■ Description of the task ■
Leaving out the pictures, retype all the material exactly.

====== Information shown

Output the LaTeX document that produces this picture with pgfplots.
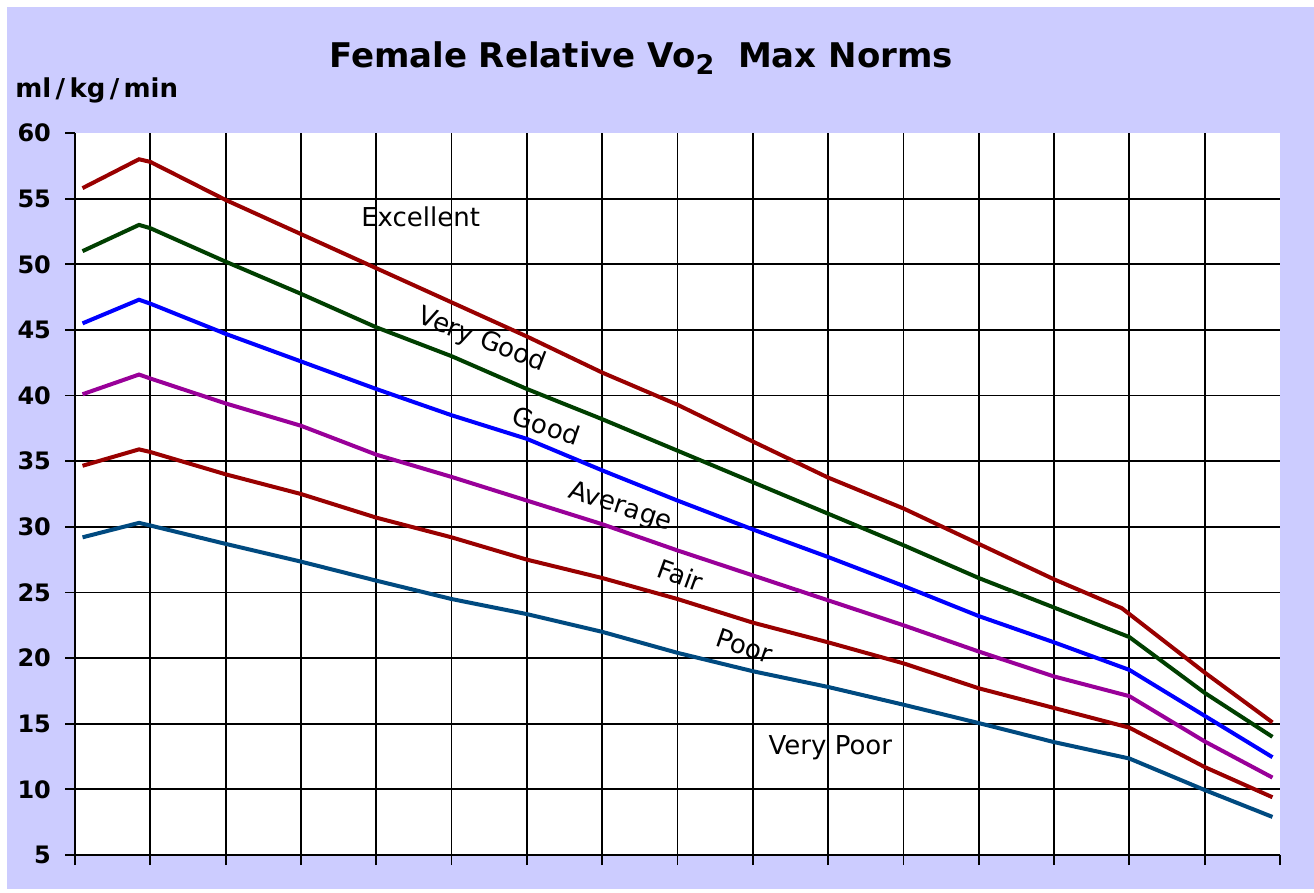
\documentclass[border=0pt]{standalone}
\usepackage{pgfplots}
\pgfplotsset{compat=1.18}
\usepackage{fontspec}
\setmainfont{DejaVu Sans}
\definecolor{lav}{HTML}{CCCCFF}
\definecolor{cexc}{HTML}{990000}
\definecolor{cvg}{HTML}{003F00}
\definecolor{cgood}{HTML}{0000FF}
\definecolor{cavg}{HTML}{990099}
\definecolor{cfair}{HTML}{990000}
\definecolor{cpoor}{HTML}{004A80}
\begin{document}
\begin{tikzpicture}
\path[use as bounding box] (0pt,0pt) rectangle (657pt,-446.5pt);
\fill[white] (0pt,0pt) rectangle (657pt,-446.5pt);
\fill[lav] (3.5pt,-3.5pt) rectangle (657pt,-444.5pt);
\node[anchor=base, font=\bfseries\fontsize{17}{19}\selectfont] at (320.5pt,-34pt)
  {Female Relative Vo\raisebox{-0.35ex}{\fontsize{13.5}{13.5}\selectfont 2}\ \ Max Norms};
\node[anchor=base west, font=\bfseries\fontsize{13}{15}\selectfont, inner sep=0pt] at (7.5pt,-49pt)
  {ml\,/\,kg\,/\,min};
\begin{axis}[
  at={(37.5pt,-427.5pt)}, anchor=south west,
  scale only axis, width=602.5pt, height=361pt,
  xmin=0, xmax=16, ymin=5, ymax=60,
  axis x line=bottom, axis y line=left,
  axis line style={-, line width=1pt, black},
  axis background/.style={fill=white},
  xtick={0,...,15}, xticklabels={},
  extra x ticks={16}, extra x tick labels={}, extra x tick style={grid=none},
  ytick={5,10,...,55},
  extra y ticks={60}, extra y tick style={grid=none},
  xmajorgrids, ymajorgrids,
  grid style={black, line width=0.9pt},
  tick align=outside,
  major tick length=5pt,
  tick style={black, line width=0.9pt},
  /pgf/number format/assume math mode=true,
  yticklabel style={font=\bfseries\fontsize{12}{14}\selectfont, xshift=-3.5pt},
  clip=false,
]
% Excellent boundary
\addplot[cexc, line width=2pt] coordinates {
(0.1,55.8) (0.85,58.0) (1,57.8) (2,54.9) (3,52.3) (4,49.7) (5,47.1) (6,44.5)
(7,41.75) (8,39.3) (9,36.5) (10,33.75) (11,31.4) (12,28.7) (13,26.0) (13.9,23.8)
(15,18.9) (15.9,15.1)};
% Very Good boundary
\addplot[cvg, line width=2pt] coordinates {
(0.1,51.0) (0.85,53.0) (1,52.75) (2,50.2) (3,47.75) (4,45.2) (5,43.0) (6,40.5)
(7,38.2) (8,35.8) (9,33.4) (10,31.0) (11,28.6) (12,26.1) (13,23.85) (14,21.6)
(15,17.35) (15.9,14.0)};
% Good boundary
\addplot[cgood, line width=2pt] coordinates {
(0.1,45.5) (0.85,47.3) (1,47.0) (2,44.7) (3,42.6) (4,40.5) (5,38.5) (6,36.7)
(7,34.3) (8,32.0) (9,29.8) (10,27.7) (11,25.5) (12,23.2) (13,21.2) (14,19.1)
(15,15.6) (15.9,12.45)};
% Average boundary
\addplot[cavg, line width=2pt] coordinates {
(0.1,40.1) (0.85,41.6) (1,41.3) (2,39.4) (3,37.7) (4,35.5) (5,33.8) (6,32.0)
(7,30.2) (8,28.2) (9,26.3) (10,24.4) (11,22.5) (12,20.5) (13,18.6) (14,17.1)
(15,13.65) (15.9,10.9)};
% Fair boundary
\addplot[cfair, line width=2pt] coordinates {
(0.1,34.65) (0.85,35.9) (1,35.7) (2,34.0) (3,32.5) (4,30.7) (5,29.2) (6,27.5)
(7,26.1) (8,24.5) (9,22.7) (10,21.2) (11,19.6) (12,17.7) (13,16.2) (14,14.7)
(15,11.7) (15.9,9.4)};
% Poor boundary
\addplot[cpoor, line width=2pt] coordinates {
(0.1,29.2) (0.85,30.3) (1,30.1) (2,28.7) (3,27.35) (4,25.9) (5,24.5) (6,23.35)
(7,22.0) (8,20.4) (9,19.0) (10,17.8) (11,16.45) (12,15.05) (13,13.6) (14,12.35)
(15,9.95) (15.9,7.9)};
\begin{scope}[every node/.style={font=\fontsize{13}{15}\selectfont, inner sep=0pt}]
\node at (axis cs:4.59,53.6) {Excellent};
\node[rotate=-21] at (axis cs:5.40,44.2) {Very Good};
\node[rotate=-19] at (axis cs:6.26,37.7) {Good};
\node[rotate=-18] at (axis cs:7.24,31.5) {Average};
\node[rotate=-20] at (axis cs:8.04,26.3) {Fair};
\node[rotate=-19] at (axis cs:8.89,20.9) {Poor};
\node at (axis cs:10.03,13.2) {Very Poor};
\end{scope}
\end{axis}
\end{tikzpicture}
\end{document}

============

■ Expected answer ■
Output the LaTeX document that produces this picture with pgfplots.
\documentclass[border=0pt]{standalone}
\usepackage{pgfplots}
\pgfplotsset{compat=1.18}
\usepackage{fontspec}
\setmainfont{DejaVu Sans}
\definecolor{lav}{HTML}{CCCCFF}
\definecolor{cexc}{HTML}{990000}
\definecolor{cvg}{HTML}{003F00}
\definecolor{cgood}{HTML}{0000FF}
\definecolor{cavg}{HTML}{990099}
\definecolor{cfair}{HTML}{990000}
\definecolor{cpoor}{HTML}{004A80}
\begin{document}
\begin{tikzpicture}
\path[use as bounding box] (0pt,0pt) rectangle (657pt,-446.5pt);
\fill[white] (0pt,0pt) rectangle (657pt,-446.5pt);
\fill[lav] (3.5pt,-3.5pt) rectangle (657pt,-444.5pt);
\node[anchor=base, font=\bfseries\fontsize{17}{19}\selectfont] at (320.5pt,-34pt)
  {Female Relative Vo\raisebox{-0.35ex}{\fontsize{13.5}{13.5}\selectfont 2}\ \ Max Norms};
\node[anchor=base west, font=\bfseries\fontsize{13}{15}\selectfont, inner sep=0pt] at (7.5pt,-49pt)
  {ml\,/\,kg\,/\,min};
\begin{axis}[
  at={(37.5pt,-427.5pt)}, anchor=south west,
  scale only axis, width=602.5pt, height=361pt,
  xmin=0, xmax=16, ymin=5, ymax=60,
  axis x line=bottom, axis y line=left,
  axis line style={-, line width=1pt, black},
  axis background/.style={fill=white},
  xtick={0,...,15}, xticklabels={},
  extra x ticks={16}, extra x tick labels={}, extra x tick style={grid=none},
  ytick={5,10,...,55},
  extra y ticks={60}, extra y tick style={grid=none},
  xmajorgrids, ymajorgrids,
  grid style={black, line width=0.9pt},
  tick align=outside,
  major tick length=5pt,
  tick style={black, line width=0.9pt},
  /pgf/number format/assume math mode=true,
  yticklabel style={font=\bfseries\fontsize{12}{14}\selectfont, xshift=-3.5pt},
  clip=false,
]
% Excellent boundary
\addplot[cexc, line width=2pt] coordinates {
(0.1,55.8) (0.85,58.0) (1,57.8) (2,54.9) (3,52.3) (4,49.7) (5,47.1) (6,44.5)
(7,41.75) (8,39.3) (9,36.5) (10,33.75) (11,31.4) (12,28.7) (13,26.0) (13.9,23.8)
(15,18.9) (15.9,15.1)};
% Very Good boundary
\addplot[cvg, line width=2pt] coordinates {
(0.1,51.0) (0.85,53.0) (1,52.75) (2,50.2) (3,47.75) (4,45.2) (5,43.0) (6,40.5)
(7,38.2) (8,35.8) (9,33.4) (10,31.0) (11,28.6) (12,26.1) (13,23.85) (14,21.6)
(15,17.35) (15.9,14.0)};
% Good boundary
\addplot[cgood, line width=2pt] coordinates {
(0.1,45.5) (0.85,47.3) (1,47.0) (2,44.7) (3,42.6) (4,40.5) (5,38.5) (6,36.7)
(7,34.3) (8,32.0) (9,29.8) (10,27.7) (11,25.5) (12,23.2) (13,21.2) (14,19.1)
(15,15.6) (15.9,12.45)};
% Average boundary
\addplot[cavg, line width=2pt] coordinates {
(0.1,40.1) (0.85,41.6) (1,41.3) (2,39.4) (3,37.7) (4,35.5) (5,33.8) (6,32.0)
(7,30.2) (8,28.2) (9,26.3) (10,24.4) (11,22.5) (12,20.5) (13,18.6) (14,17.1)
(15,13.65) (15.9,10.9)};
% Fair boundary
\addplot[cfair, line width=2pt] coordinates {
(0.1,34.65) (0.85,35.9) (1,35.7) (2,34.0) (3,32.5) (4,30.7) (5,29.2) (6,27.5)
(7,26.1) (8,24.5) (9,22.7) (10,21.2) (11,19.6) (12,17.7) (13,16.2) (14,14.7)
(15,11.7) (15.9,9.4)};
% Poor boundary
\addplot[cpoor, line width=2pt] coordinates {
(0.1,29.2) (0.85,30.3) (1,30.1) (2,28.7) (3,27.35) (4,25.9) (5,24.5) (6,23.35)
(7,22.0) (8,20.4) (9,19.0) (10,17.8) (11,16.45) (12,15.05) (13,13.6) (14,12.35)
(15,9.95) (15.9,7.9)};
\begin{scope}[every node/.style={font=\fontsize{13}{15}\selectfont, inner sep=0pt}]
\node at (axis cs:4.59,53.6) {Excellent};
\node[rotate=-21] at (axis cs:5.40,44.2) {Very Good};
\node[rotate=-19] at (axis cs:6.26,37.7) {Good};
\node[rotate=-18] at (axis cs:7.24,31.5) {Average};
\node[rotate=-20] at (axis cs:8.04,26.3) {Fair};
\node[rotate=-19] at (axis cs:8.89,20.9) {Poor};
\node at (axis cs:10.03,13.2) {Very Poor};
\end{scope}
\end{axis}
\end{tikzpicture}
\end{document}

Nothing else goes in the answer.